── Records supplied

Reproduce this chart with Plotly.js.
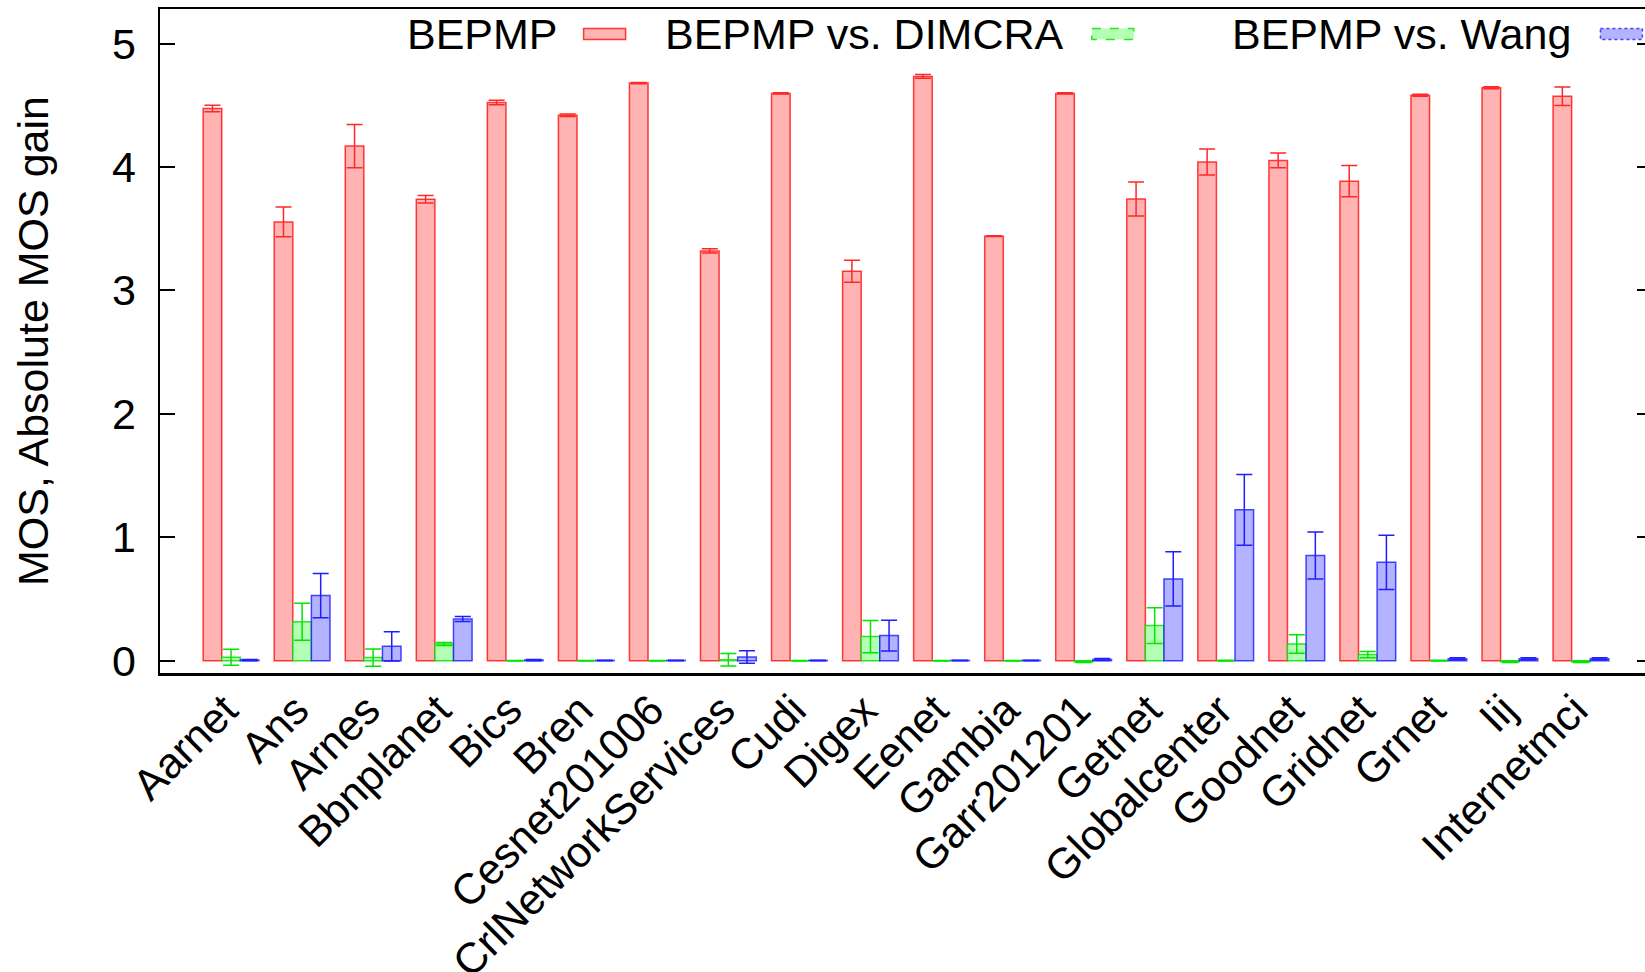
<!DOCTYPE html>
<html>
<head>
<meta charset="utf-8">
<script src="https://cdn.plot.ly/plotly-3.0.1.min.js"></script>
<style>
html, body { margin: 0; padding: 0; overflow: hidden; background: #fff; }
#chart { width: 1665px; height: 972px; }
</style>
</head>
<body>
<div id="chart"></div>
<script>
const categories = ["Aarnet", "Ans", "Arnes", "Bbnplanet", "Bics", "Bren", "Cesnet201006",
  "CrlNetworkServices", "Cudi", "Digex", "Eenet", "Gambia", "Garr201201", "Getnet",
  "Globalcenter", "Goodnet", "Gridnet", "Grnet", "Iij", "Internetmci"];

const seriesNames = ["BEPMP", "BEPMP vs. DIMCRA", "BEPMP vs. Wang"];
const yTitle = "MOS, Absolute MOS gain";

const bepmp = [4.474, 3.555, 4.169, 3.739, 4.523, 4.420, 4.680, 3.320, 4.596, 3.155,
  4.734, 3.439, 4.596, 3.741, 4.041, 4.053, 3.885, 4.582, 4.642, 4.574];
const bepmpErr = [0.027, 0.120, 0.176, 0.030, 0.018, 0.010, 0.005, 0.017, 0.005, 0.089,
  0.016, 0.003, 0.005, 0.138, 0.105, 0.060, 0.127, 0.008, 0.008, 0.075];

const gainDimcra = [0.027, 0.316, 0.025, 0.135, 0.000, 0.000, 0.000, 0.007, 0.000, 0.195,
  0.000, 0.000, -0.010, 0.284, 0.000, 0.135, 0.049, 0.000, -0.010, -0.010];
const gainDimcraErr = [0.065, 0.150, 0.070, 0.013, 0.002, 0.002, 0.002, 0.050, 0.002, 0.130,
  0.002, 0.002, 0.005, 0.145, 0.003, 0.075, 0.025, 0.003, 0.005, 0.005];

const gainWang = [0.005, 0.527, 0.116, 0.338, 0.005, 0.002, 0.002, 0.030, 0.002, 0.203,
  0.002, 0.002, 0.010, 0.662, 1.222, 0.852, 0.797, 0.015, 0.015, 0.015];
const gainWangErr = [0.005, 0.180, 0.118, 0.020, 0.005, 0.002, 0.002, 0.050, 0.002, 0.125,
  0.002, 0.002, 0.008, 0.220, 0.287, 0.190, 0.220, 0.008, 0.008, 0.008];

const yTicks = [0, 1, 2, 3, 4, 5];

const FONT = '"Liberation Sans", Arial, Helvetica, sans-serif';
const W = 1665, H = 972;
const M = { l: 160, r: 13, t: 9, b: 299 };
const PW = W - M.l - M.r, PH = H - M.t - M.b;
const px2x = p => (p - M.l) / PW;
const px2y = p => (H - M.b - p) / PH;

const styles = [
  { fill: 'rgb(255,179,179)', edge: 'rgba(255,0,0,0.75)', err: 'rgb(255,40,40)', dash: 'solid' },
  { fill: 'rgb(179,255,179)', edge: 'rgba(0,220,0,0.8)', err: 'rgb(0,230,0)', dash: 'dash' },
  { fill: 'rgb(179,179,255)', edge: 'rgba(0,0,255,0.7)', err: 'rgb(30,30,255)', dash: 'dot' }
];
const values = [bepmp, gainDimcra, gainWang];
const errors = [bepmpErr, gainDimcraErr, gainWangErr];

const traces = values.map((v, i) => ({
  type: 'bar',
  name: seriesNames[i],
  x: categories,
  y: v,
  marker: { color: styles[i].fill, line: { color: styles[i].edge, width: 1.5 } },
  error_y: { type: 'data', array: errors[i], visible: true, color: styles[i].err, thickness: 1.5, width: 8 },
  showlegend: false
}));

// gnuplot-style key: text followed by sample box
const keyTextRight = [559.5, 1065.7, 1573];
const keySampleLeft = [583.6, 1091.8, 1600.4];
const keyY = 34;
const annotations = seriesNames.map((n, i) => ({
  xref: 'paper', yref: 'paper', x: px2x(keyTextRight[i]), y: px2y(keyY),
  xanchor: 'right', yanchor: 'middle', showarrow: false,
  text: n, font: { family: FONT, size: 43, color: '#000' }
}));
annotations.push({
  xref: 'paper', yref: 'paper', x: px2x(33), y: 0.5,
  xanchor: 'center', yanchor: 'middle', showarrow: false, textangle: -90,
  text: yTitle, font: { family: FONT, size: 43, color: '#000' }
});
const shapes = seriesNames.map((n, i) => ({
  type: 'rect', xref: 'paper', yref: 'paper',
  x0: px2x(keySampleLeft[i]), x1: px2x(keySampleLeft[i] + 42),
  y0: px2y(keyY - 5.5), y1: px2y(keyY + 5.5),
  fillcolor: styles[i].fill,
  line: { color: styles[i].edge, width: 1.5, dash: styles[i].dash }
}));

const layout = {
  width: W, height: H,
  margin: M,
  paper_bgcolor: '#fff', plot_bgcolor: '#fff',
  barmode: 'group', bargap: 0.215, bargroupgap: 0,
  font: { family: FONT, size: 43, color: '#000' },
  xaxis: {
    type: 'category', range: [-1, 20],
    showline: true, linecolor: '#000', linewidth: 2.5, mirror: true,
    ticks: '', tickangle: -45, showgrid: false, zeroline: false,
    ticklabelstandoff: -8, ticklabelshift: -6,
    tickfont: { family: FONT, size: 43, color: '#000' },
    automargin: false
  },
  yaxis: {
    range: [-0.1, 5.28], tickvals: yTicks, ticktext: yTicks.map(String),
    showline: true, linecolor: '#000', linewidth: 2.5, mirror: 'ticks',
    ticks: 'inside', ticklen: 15, tickwidth: 2, tickcolor: '#000',
    ticklabelstandoff: 13,
    showgrid: false, zeroline: false,
    tickfont: { family: FONT, size: 43, color: '#000' },
    automargin: false
  },
  annotations: annotations,
  shapes: shapes
};

Plotly.newPlot('chart', traces, layout, { displayModeBar: false, staticPlot: true });
</script>
</body>
</html>
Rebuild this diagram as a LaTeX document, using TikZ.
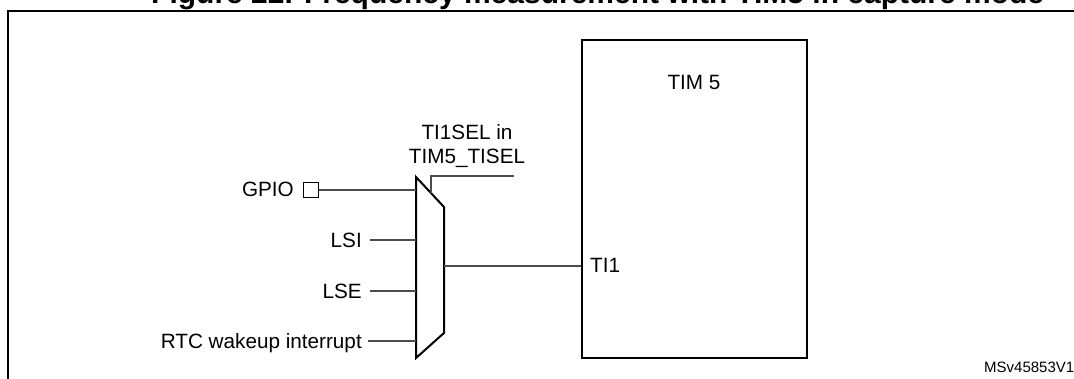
\documentclass[tikz,border=0pt]{standalone}
\usepackage{fontspec}
\setmainfont{Liberation Sans}
\begin{document}
\begin{tikzpicture}[x=1pt,y=-1pt,
  lbl/.style={font=\fontsize{20.7}{24}\selectfont, inner sep=0pt},
  wire/.style={line width=1.1pt, draw=black!70},
  outline/.style={line width=2pt, draw=black}]
\useasboundingbox (0,0) rectangle (1074,379);
\begin{scope}
\clip (0,0) rectangle (1074,379);
\node[anchor=base west, inner sep=0pt, font=\bfseries\fontsize{30}{36}\selectfont] (title) at (151,4) {Figure 22. Frequency measurement with TIM5 in capture mode};
\coordinate (frameBL) at (8,400);
\coordinate (frameTL) at (8,11);
\coordinate (frameTR) at (1100,11);
\draw[line width=2.5pt] (frameBL) -- (frameTL) -- (frameTR);
\end{scope}
% TIM5 block
\node[outline, anchor=north west, minimum width=225pt, minimum height=318pt, inner sep=0pt] (tim) at (581,39) {};
\node[lbl, anchor=base] (timlbl) at (694,90) {TIM 5};
\node[lbl, anchor=base west] (ti1) at (590,273) {TI1};
% multiplexer
\coordinate (mA) at (416,177);
\coordinate (mB) at (444,207);
\coordinate (mC) at (444,333);
\coordinate (mD) at (416,358);
\draw[outline, fill=white, line join=miter] (mA) -- (mB) -- (mC) -- (mD) -- cycle;
\coordinate (in1) at (416,190);
\coordinate (in2) at (416,240);
\coordinate (in3) at (416,291);
\coordinate (in4) at (416,341);
\coordinate (mout) at (444,266);
\coordinate (selp) at (431,193);
\coordinate (selc) at (431,176);
\coordinate (sele) at (514,176);
% inputs
\node[lbl, anchor=base east] (gpio) at (294,197) {GPIO};
\node[draw, line width=1pt, minimum size=15pt, inner sep=0pt] (pad) at (310.5,190.5) {};
\node[lbl, anchor=base east] (lsi) at (362,247.5) {LSI};
\node[lbl, anchor=base east] (lse) at (362,298.5) {LSE};
\node[lbl, anchor=base east] (rtc) at (362,348.5) {RTC wakeup interrupt};
\draw[wire] (pad.east |- in1) -- (in1);
\draw[wire] (lsi.base east) ++(8,-7.5) -- (in2);
\draw[wire] (lse.base east) ++(8,-7.5) -- (in3);
\draw[wire] (rtc.base east) ++(6,-7.5) -- (in4);
% output
\draw[wire] (mout) -- (mout -| tim.west);
% select
\draw[wire] (selp) -- (selc) -- (sele);
\node[lbl, anchor=base] (sel1) at (467,140) {TI1SEL in};
\node[lbl, anchor=base] (sel2) at (467,164) {TIM5\_TISEL};
% id
\node[anchor=base west, inner sep=0pt, font=\fontsize{15}{18}\selectfont] (msid) at (984,373) {MSv45853V1};
\end{tikzpicture}
\end{document}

────

• **What is required**: Exactly as written, please give again the lines from the beginning of the listing through the line containing "0.003, 0.005, 0.005];", inclusive, without any pictures.

• **Solution below**:
Reproduce this chart with Plotly.js.
<!DOCTYPE html>
<html>
<head>
<meta charset="utf-8">
<script src="https://cdn.plot.ly/plotly-3.0.1.min.js"></script>
<style>
html, body { margin: 0; padding: 0; overflow: hidden; background: #fff; }
#chart { width: 1665px; height: 972px; }
</style>
</head>
<body>
<div id="chart"></div>
<script>
const categories = ["Aarnet", "Ans", "Arnes", "Bbnplanet", "Bics", "Bren", "Cesnet201006",
  "CrlNetworkServices", "Cudi", "Digex", "Eenet", "Gambia", "Garr201201", "Getnet",
  "Globalcenter", "Goodnet", "Gridnet", "Grnet", "Iij", "Internetmci"];

const seriesNames = ["BEPMP", "BEPMP vs. DIMCRA", "BEPMP vs. Wang"];
const yTitle = "MOS, Absolute MOS gain";

const bepmp = [4.474, 3.555, 4.169, 3.739, 4.523, 4.420, 4.680, 3.320, 4.596, 3.155,
  4.734, 3.439, 4.596, 3.741, 4.041, 4.053, 3.885, 4.582, 4.642, 4.574];
const bepmpErr = [0.027, 0.120, 0.176, 0.030, 0.018, 0.010, 0.005, 0.017, 0.005, 0.089,
  0.016, 0.003, 0.005, 0.138, 0.105, 0.060, 0.127, 0.008, 0.008, 0.075];

const gainDimcra = [0.027, 0.316, 0.025, 0.135, 0.000, 0.000, 0.000, 0.007, 0.000, 0.195,
  0.000, 0.000, -0.010, 0.284, 0.000, 0.135, 0.049, 0.000, -0.010, -0.010];
const gainDimcraErr = [0.065, 0.150, 0.070, 0.013, 0.002, 0.002, 0.002, 0.050, 0.002, 0.130,
  0.002, 0.002, 0.005, 0.145, 0.003, 0.075, 0.025, 0.003, 0.005, 0.005];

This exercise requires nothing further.